EXERCISE TASK: Transcribe all of the material exactly. Any picture in it should be left out.

DATA SECTION:
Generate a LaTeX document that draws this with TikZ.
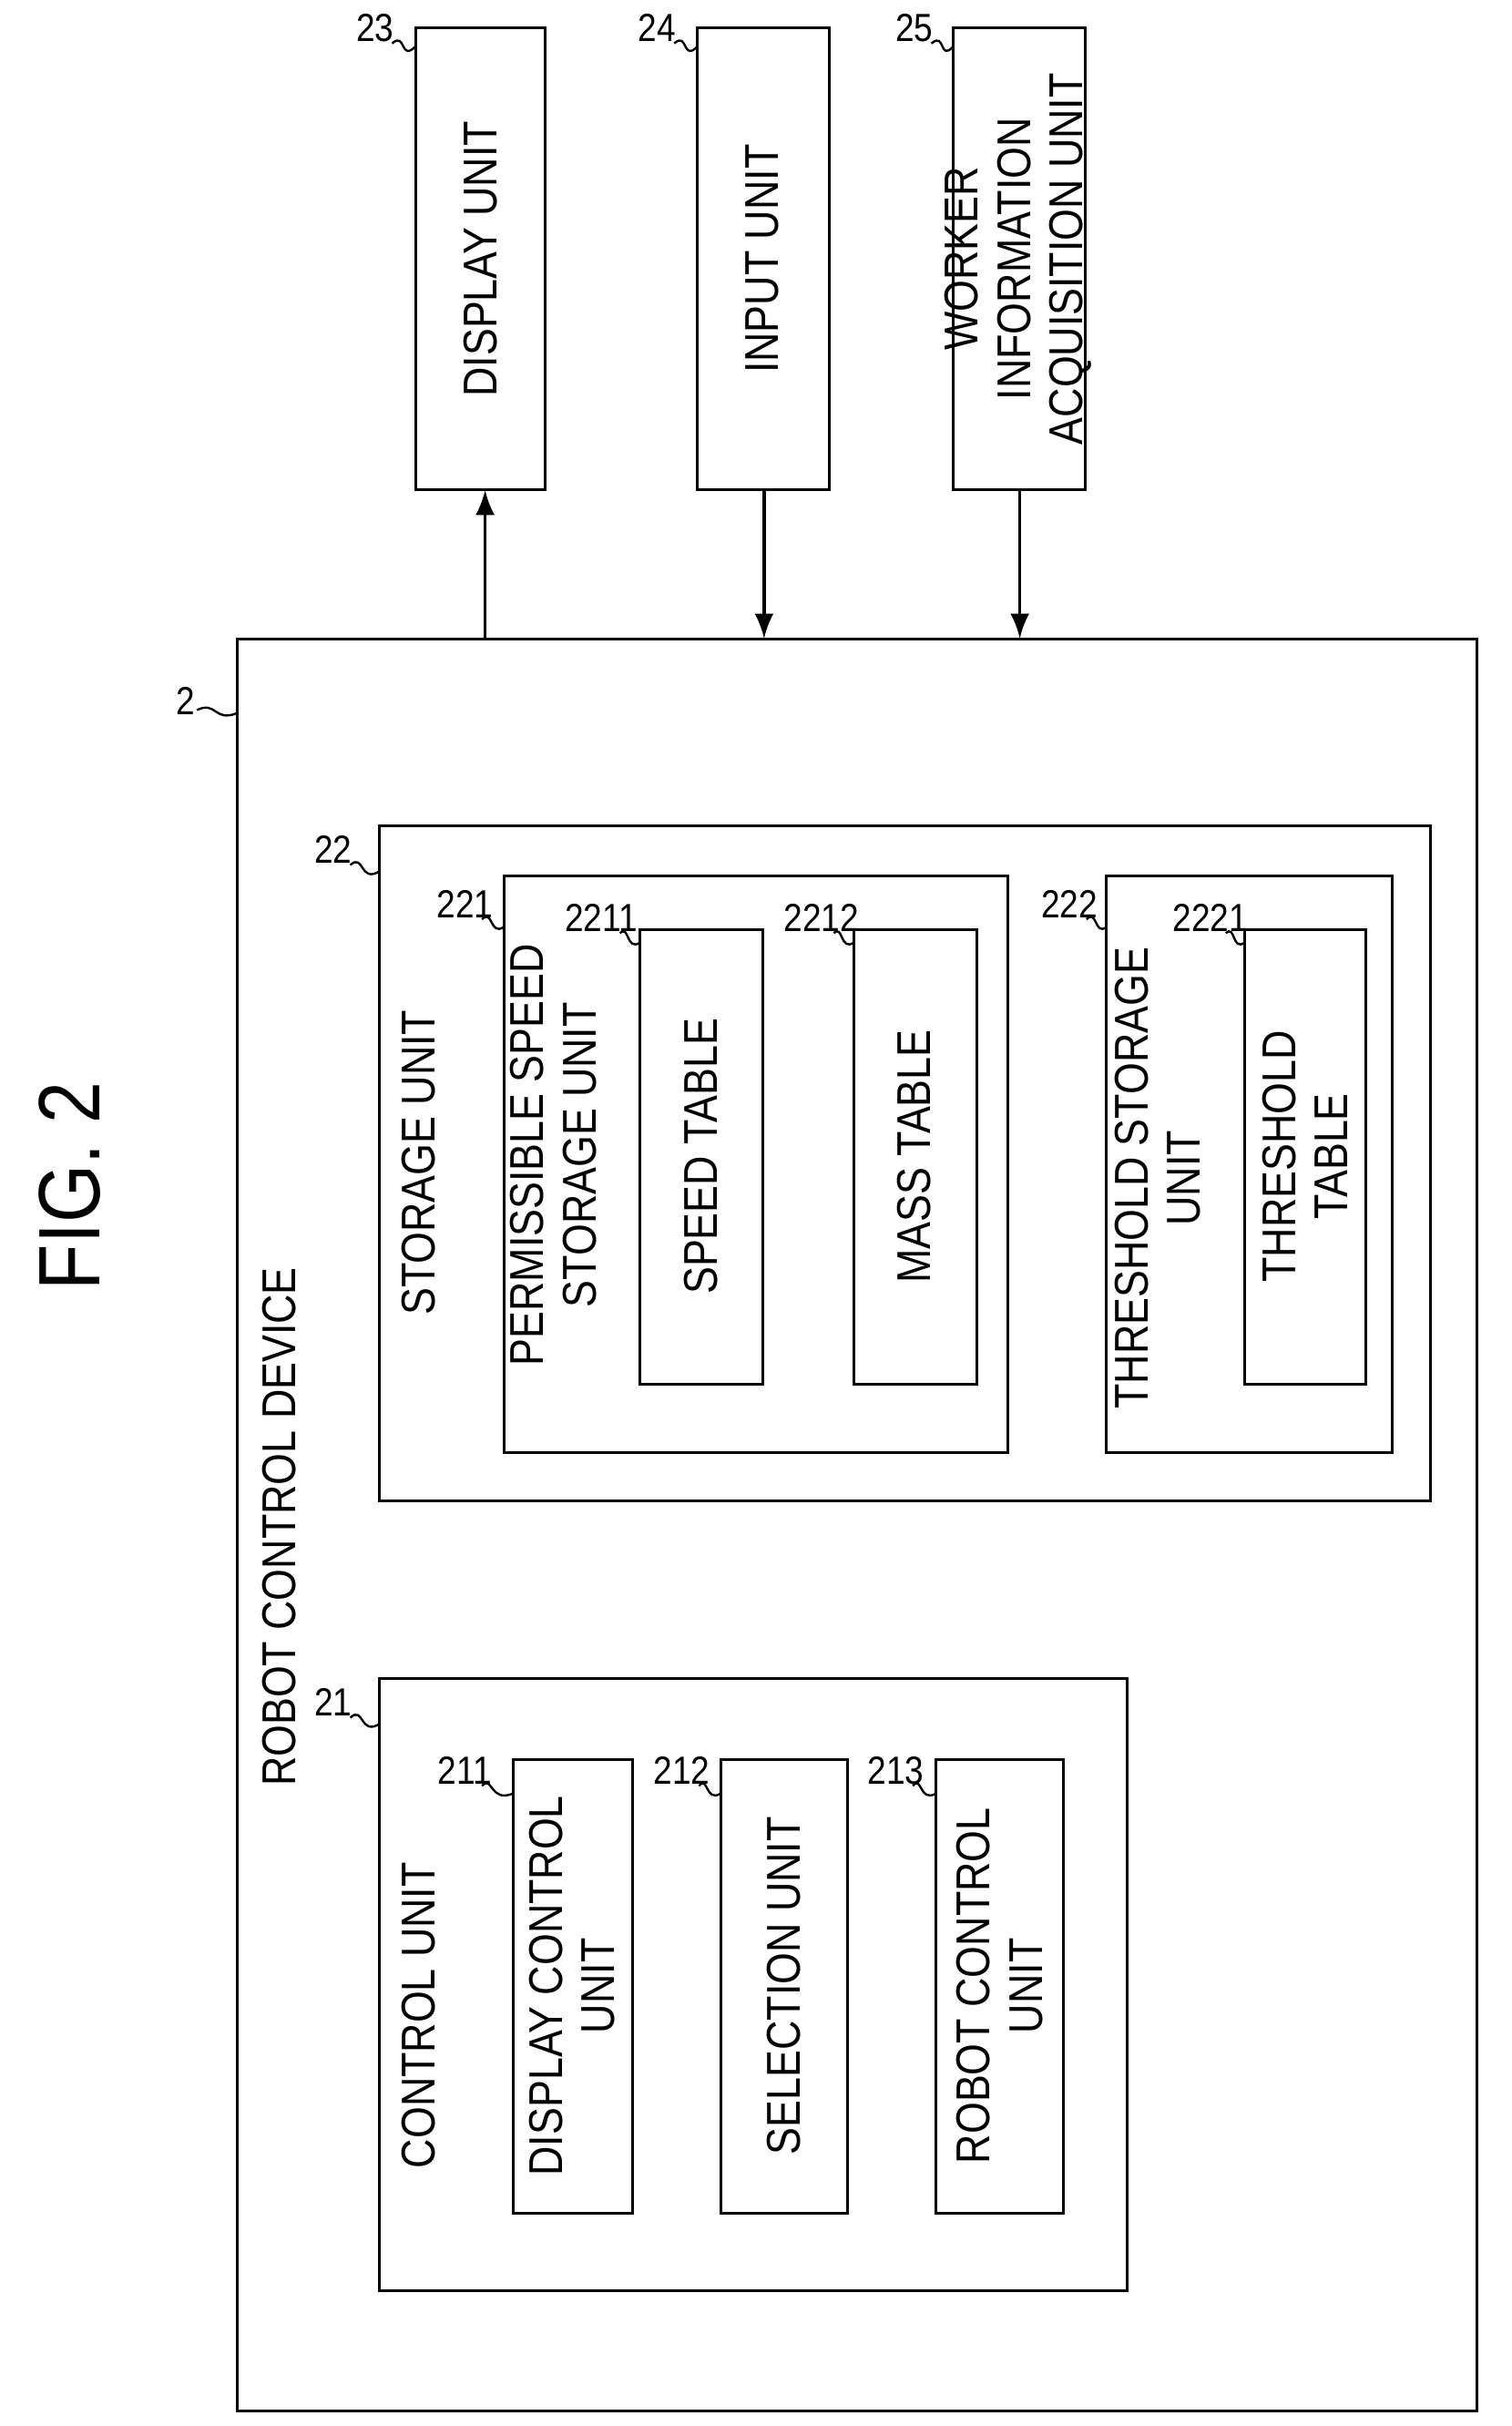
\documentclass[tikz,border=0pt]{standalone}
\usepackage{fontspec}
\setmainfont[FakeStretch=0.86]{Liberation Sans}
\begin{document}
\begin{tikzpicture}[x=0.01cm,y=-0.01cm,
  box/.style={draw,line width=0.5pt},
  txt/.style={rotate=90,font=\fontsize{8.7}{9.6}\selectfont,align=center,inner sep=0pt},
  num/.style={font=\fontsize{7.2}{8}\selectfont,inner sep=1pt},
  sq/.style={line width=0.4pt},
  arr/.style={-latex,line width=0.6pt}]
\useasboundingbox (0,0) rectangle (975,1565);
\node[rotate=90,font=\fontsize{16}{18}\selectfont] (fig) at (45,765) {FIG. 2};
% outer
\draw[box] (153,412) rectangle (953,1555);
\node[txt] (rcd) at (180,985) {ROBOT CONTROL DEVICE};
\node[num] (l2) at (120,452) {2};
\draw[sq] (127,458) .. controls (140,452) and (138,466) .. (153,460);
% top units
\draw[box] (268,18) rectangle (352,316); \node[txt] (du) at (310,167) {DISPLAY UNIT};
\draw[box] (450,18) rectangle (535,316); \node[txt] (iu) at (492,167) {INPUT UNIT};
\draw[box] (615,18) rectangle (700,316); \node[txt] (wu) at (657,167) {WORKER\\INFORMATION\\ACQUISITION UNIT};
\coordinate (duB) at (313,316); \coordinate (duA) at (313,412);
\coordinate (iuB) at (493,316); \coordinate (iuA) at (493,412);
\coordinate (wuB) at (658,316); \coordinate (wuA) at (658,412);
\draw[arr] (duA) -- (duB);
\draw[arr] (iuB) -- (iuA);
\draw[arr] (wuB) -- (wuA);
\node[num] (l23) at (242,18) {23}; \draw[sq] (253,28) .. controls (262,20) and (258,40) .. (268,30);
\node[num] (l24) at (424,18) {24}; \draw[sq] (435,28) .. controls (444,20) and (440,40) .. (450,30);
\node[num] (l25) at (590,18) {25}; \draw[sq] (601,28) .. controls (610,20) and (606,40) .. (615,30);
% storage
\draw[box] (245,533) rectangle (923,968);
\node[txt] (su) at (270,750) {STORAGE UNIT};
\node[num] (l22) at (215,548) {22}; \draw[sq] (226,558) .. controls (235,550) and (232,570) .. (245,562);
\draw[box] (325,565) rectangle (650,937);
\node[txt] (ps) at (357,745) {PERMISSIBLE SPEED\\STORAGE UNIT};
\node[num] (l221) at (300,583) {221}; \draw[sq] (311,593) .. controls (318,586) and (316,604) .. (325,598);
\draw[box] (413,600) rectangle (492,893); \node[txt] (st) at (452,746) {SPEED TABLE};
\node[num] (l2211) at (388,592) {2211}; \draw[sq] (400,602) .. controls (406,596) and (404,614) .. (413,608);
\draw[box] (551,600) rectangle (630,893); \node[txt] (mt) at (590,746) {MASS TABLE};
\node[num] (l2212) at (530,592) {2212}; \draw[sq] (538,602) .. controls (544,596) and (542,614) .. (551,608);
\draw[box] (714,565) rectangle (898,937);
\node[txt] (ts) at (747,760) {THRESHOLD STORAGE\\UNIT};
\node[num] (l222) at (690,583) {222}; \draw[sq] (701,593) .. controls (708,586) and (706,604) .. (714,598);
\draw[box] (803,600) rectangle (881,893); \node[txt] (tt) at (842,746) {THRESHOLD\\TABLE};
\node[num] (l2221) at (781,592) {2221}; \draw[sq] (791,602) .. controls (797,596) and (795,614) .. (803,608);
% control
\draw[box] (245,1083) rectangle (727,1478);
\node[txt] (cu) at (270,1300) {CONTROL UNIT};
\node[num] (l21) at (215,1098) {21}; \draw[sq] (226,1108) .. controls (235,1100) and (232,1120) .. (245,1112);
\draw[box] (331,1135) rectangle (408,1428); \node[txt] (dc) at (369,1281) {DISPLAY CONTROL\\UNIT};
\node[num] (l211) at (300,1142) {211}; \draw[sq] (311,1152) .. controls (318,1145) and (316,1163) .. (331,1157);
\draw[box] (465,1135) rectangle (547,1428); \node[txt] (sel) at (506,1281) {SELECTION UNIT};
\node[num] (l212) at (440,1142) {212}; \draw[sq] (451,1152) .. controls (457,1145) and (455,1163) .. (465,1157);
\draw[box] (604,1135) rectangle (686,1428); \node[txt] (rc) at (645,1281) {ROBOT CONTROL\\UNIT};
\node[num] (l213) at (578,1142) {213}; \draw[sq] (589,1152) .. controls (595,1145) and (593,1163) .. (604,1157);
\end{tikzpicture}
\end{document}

RESULT BELOW:
Generate a LaTeX document that draws this with TikZ.
\documentclass[tikz,border=0pt]{standalone}
\usepackage{fontspec}
\setmainfont[FakeStretch=0.86]{Liberation Sans}
\begin{document}
\begin{tikzpicture}[x=0.01cm,y=-0.01cm,
  box/.style={draw,line width=0.5pt},
  txt/.style={rotate=90,font=\fontsize{8.7}{9.6}\selectfont,align=center,inner sep=0pt},
  num/.style={font=\fontsize{7.2}{8}\selectfont,inner sep=1pt},
  sq/.style={line width=0.4pt},
  arr/.style={-latex,line width=0.6pt}]
\useasboundingbox (0,0) rectangle (975,1565);
\node[rotate=90,font=\fontsize{16}{18}\selectfont] (fig) at (45,765) {FIG. 2};
% outer
\draw[box] (153,412) rectangle (953,1555);
\node[txt] (rcd) at (180,985) {ROBOT CONTROL DEVICE};
\node[num] (l2) at (120,452) {2};
\draw[sq] (127,458) .. controls (140,452) and (138,466) .. (153,460);
% top units
\draw[box] (268,18) rectangle (352,316); \node[txt] (du) at (310,167) {DISPLAY UNIT};
\draw[box] (450,18) rectangle (535,316); \node[txt] (iu) at (492,167) {INPUT UNIT};
\draw[box] (615,18) rectangle (700,316); \node[txt] (wu) at (657,167) {WORKER\\INFORMATION\\ACQUISITION UNIT};
\coordinate (duB) at (313,316); \coordinate (duA) at (313,412);
\coordinate (iuB) at (493,316); \coordinate (iuA) at (493,412);
\coordinate (wuB) at (658,316); \coordinate (wuA) at (658,412);
\draw[arr] (duA) -- (duB);
\draw[arr] (iuB) -- (iuA);
\draw[arr] (wuB) -- (wuA);
\node[num] (l23) at (242,18) {23}; \draw[sq] (253,28) .. controls (262,20) and (258,40) .. (268,30);
\node[num] (l24) at (424,18) {24}; \draw[sq] (435,28) .. controls (444,20) and (440,40) .. (450,30);
\node[num] (l25) at (590,18) {25}; \draw[sq] (601,28) .. controls (610,20) and (606,40) .. (615,30);
% storage
\draw[box] (245,533) rectangle (923,968);
\node[txt] (su) at (270,750) {STORAGE UNIT};
\node[num] (l22) at (215,548) {22}; \draw[sq] (226,558) .. controls (235,550) and (232,570) .. (245,562);
\draw[box] (325,565) rectangle (650,937);
\node[txt] (ps) at (357,745) {PERMISSIBLE SPEED\\STORAGE UNIT};
\node[num] (l221) at (300,583) {221}; \draw[sq] (311,593) .. controls (318,586) and (316,604) .. (325,598);
\draw[box] (413,600) rectangle (492,893); \node[txt] (st) at (452,746) {SPEED TABLE};
\node[num] (l2211) at (388,592) {2211}; \draw[sq] (400,602) .. controls (406,596) and (404,614) .. (413,608);
\draw[box] (551,600) rectangle (630,893); \node[txt] (mt) at (590,746) {MASS TABLE};
\node[num] (l2212) at (530,592) {2212}; \draw[sq] (538,602) .. controls (544,596) and (542,614) .. (551,608);
\draw[box] (714,565) rectangle (898,937);
\node[txt] (ts) at (747,760) {THRESHOLD STORAGE\\UNIT};
\node[num] (l222) at (690,583) {222}; \draw[sq] (701,593) .. controls (708,586) and (706,604) .. (714,598);
\draw[box] (803,600) rectangle (881,893); \node[txt] (tt) at (842,746) {THRESHOLD\\TABLE};
\node[num] (l2221) at (781,592) {2221}; \draw[sq] (791,602) .. controls (797,596) and (795,614) .. (803,608);
% control
\draw[box] (245,1083) rectangle (727,1478);
\node[txt] (cu) at (270,1300) {CONTROL UNIT};
\node[num] (l21) at (215,1098) {21}; \draw[sq] (226,1108) .. controls (235,1100) and (232,1120) .. (245,1112);
\draw[box] (331,1135) rectangle (408,1428); \node[txt] (dc) at (369,1281) {DISPLAY CONTROL\\UNIT};
\node[num] (l211) at (300,1142) {211}; \draw[sq] (311,1152) .. controls (318,1145) and (316,1163) .. (331,1157);
\draw[box] (465,1135) rectangle (547,1428); \node[txt] (sel) at (506,1281) {SELECTION UNIT};
\node[num] (l212) at (440,1142) {212}; \draw[sq] (451,1152) .. controls (457,1145) and (455,1163) .. (465,1157);
\draw[box] (604,1135) rectangle (686,1428); \node[txt] (rc) at (645,1281) {ROBOT CONTROL\\UNIT};
\node[num] (l213) at (578,1142) {213}; \draw[sq] (589,1152) .. controls (595,1145) and (593,1163) .. (604,1157);
\end{tikzpicture}
\end{document}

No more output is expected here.